Acid mine drainage also creates pockets of severe acidity in the mountainous Western United States, particularly in areas of historic hard-rock mining in Colorado and Montana. In Colorado, abandoned mines contribute to waterways with a pH of 4.0 or lower. For example, Cement Creek, a tributary of the Animas River, is known for its low-pH, metal-rich water that severely impacts the downstream environment.
Environmental and Infrastructure Effects
The consequences of highly acidic water extend across both natural ecosystems and human-built systems. In aquatic environments, a drop in pH below 5.0 is toxic to most fish species, amphibians, and invertebrates. Low pH water mobilizes aluminum from surrounding soils and sediments. This aluminum is harmful to fish, interfering with gill function and causing suffocation. Furthermore, at a pH of 5.0, the eggs of most fish cannot hatch, leading to the collapse of populations and a loss of aquatic biodiversity.

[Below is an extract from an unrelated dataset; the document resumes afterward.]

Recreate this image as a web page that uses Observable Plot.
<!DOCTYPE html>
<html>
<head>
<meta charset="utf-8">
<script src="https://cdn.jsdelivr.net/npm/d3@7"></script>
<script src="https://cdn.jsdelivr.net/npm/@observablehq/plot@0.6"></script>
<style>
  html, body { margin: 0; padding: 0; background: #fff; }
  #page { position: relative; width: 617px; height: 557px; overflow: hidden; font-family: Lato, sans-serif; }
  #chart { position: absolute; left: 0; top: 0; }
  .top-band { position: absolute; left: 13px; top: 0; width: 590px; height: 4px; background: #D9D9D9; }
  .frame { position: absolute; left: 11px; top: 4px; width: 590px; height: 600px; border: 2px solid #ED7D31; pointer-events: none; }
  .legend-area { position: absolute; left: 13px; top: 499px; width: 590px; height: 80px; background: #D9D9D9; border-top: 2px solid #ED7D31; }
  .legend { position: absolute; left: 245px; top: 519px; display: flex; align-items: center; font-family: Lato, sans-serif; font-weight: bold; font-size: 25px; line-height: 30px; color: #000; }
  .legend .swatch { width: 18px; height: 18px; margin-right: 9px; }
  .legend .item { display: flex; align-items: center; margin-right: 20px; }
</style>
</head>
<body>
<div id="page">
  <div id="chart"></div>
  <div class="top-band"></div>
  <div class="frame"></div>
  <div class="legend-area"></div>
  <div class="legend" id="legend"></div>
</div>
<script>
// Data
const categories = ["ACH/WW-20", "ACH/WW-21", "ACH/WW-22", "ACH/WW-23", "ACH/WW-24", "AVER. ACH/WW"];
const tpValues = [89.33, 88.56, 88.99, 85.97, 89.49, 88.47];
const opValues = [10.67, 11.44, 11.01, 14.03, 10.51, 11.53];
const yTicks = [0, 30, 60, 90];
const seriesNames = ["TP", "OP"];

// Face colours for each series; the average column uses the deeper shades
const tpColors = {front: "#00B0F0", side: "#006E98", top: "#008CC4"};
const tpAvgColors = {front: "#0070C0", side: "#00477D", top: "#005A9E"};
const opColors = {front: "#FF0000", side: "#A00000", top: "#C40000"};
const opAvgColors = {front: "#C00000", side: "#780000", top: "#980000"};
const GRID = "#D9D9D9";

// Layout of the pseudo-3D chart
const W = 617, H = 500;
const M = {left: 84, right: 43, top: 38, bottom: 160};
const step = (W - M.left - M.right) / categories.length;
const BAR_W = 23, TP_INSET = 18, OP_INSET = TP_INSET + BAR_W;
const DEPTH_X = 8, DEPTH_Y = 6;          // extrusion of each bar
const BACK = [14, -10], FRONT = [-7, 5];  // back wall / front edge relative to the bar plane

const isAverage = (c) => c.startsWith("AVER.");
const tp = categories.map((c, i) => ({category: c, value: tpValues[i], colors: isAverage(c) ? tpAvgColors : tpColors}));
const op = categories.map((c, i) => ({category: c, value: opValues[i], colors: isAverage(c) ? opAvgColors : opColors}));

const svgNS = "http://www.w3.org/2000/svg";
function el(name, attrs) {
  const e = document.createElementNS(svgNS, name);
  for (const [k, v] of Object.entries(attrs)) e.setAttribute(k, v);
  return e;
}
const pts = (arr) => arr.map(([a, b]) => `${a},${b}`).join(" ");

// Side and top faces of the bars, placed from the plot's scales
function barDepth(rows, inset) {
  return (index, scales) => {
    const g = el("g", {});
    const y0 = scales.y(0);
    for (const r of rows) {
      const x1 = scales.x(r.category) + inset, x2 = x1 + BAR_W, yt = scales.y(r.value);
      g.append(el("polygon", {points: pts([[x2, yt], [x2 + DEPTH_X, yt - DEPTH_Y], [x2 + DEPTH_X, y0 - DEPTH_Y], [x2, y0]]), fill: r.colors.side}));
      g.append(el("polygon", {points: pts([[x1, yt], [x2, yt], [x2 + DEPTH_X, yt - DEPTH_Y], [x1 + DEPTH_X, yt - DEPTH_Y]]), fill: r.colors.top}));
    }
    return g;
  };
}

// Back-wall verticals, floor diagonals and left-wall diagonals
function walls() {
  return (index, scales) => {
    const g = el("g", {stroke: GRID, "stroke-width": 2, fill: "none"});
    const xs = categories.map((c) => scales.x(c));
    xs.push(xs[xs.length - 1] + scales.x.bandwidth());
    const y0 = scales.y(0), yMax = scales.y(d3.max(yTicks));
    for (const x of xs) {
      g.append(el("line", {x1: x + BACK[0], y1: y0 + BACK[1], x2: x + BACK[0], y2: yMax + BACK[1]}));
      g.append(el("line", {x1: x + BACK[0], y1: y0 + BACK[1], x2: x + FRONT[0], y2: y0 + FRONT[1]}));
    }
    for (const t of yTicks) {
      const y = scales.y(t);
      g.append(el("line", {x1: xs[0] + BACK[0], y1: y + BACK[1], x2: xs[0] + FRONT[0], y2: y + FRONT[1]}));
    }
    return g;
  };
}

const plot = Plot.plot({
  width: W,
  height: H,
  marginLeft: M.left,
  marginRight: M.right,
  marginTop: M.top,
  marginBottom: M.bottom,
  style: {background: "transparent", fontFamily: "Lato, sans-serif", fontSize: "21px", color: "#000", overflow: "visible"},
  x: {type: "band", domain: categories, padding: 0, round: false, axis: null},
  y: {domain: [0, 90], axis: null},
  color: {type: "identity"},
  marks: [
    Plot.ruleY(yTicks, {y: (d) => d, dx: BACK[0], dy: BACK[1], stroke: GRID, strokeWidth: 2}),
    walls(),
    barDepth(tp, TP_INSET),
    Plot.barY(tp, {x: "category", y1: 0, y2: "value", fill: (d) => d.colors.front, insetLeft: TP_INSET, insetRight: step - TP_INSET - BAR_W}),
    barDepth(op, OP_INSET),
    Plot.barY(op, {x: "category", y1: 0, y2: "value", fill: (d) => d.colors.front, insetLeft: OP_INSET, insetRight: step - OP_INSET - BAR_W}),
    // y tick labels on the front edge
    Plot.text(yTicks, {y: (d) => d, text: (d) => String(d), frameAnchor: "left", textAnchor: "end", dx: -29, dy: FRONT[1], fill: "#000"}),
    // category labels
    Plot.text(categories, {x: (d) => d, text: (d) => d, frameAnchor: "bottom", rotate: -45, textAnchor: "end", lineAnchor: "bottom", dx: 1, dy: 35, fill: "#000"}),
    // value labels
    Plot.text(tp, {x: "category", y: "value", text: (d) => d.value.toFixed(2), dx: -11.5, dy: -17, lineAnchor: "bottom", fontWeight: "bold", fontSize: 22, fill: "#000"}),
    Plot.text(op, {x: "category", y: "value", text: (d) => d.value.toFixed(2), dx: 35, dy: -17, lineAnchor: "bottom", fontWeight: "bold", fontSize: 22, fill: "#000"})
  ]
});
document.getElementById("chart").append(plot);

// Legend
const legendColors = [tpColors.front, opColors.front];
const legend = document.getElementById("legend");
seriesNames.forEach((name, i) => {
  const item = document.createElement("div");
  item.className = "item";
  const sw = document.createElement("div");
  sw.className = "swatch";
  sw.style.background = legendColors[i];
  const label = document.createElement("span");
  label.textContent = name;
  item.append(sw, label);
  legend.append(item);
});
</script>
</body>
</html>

On land, acidic water percolating through soil leaches essential nutrients, such as calcium and magnesium, vital for forest health. The loss of these nutrients weakens trees, making them more susceptible to disease and environmental stress. Mobilized aluminum is also toxic to vegetation, damaging tree roots and inhibiting the plant’s ability to absorb water and nutrients, contributing to forest decline.
For human infrastructure, water with a pH consistently below 6.5 becomes corrosive, posing a risk to drinking water systems. Acidic water aggressively dissolves metals in plumbing, leading to the leaching of heavy metals like lead and copper into the water supply. This corrosion compromises the integrity of the delivery system and introduces contaminants toxic to human health.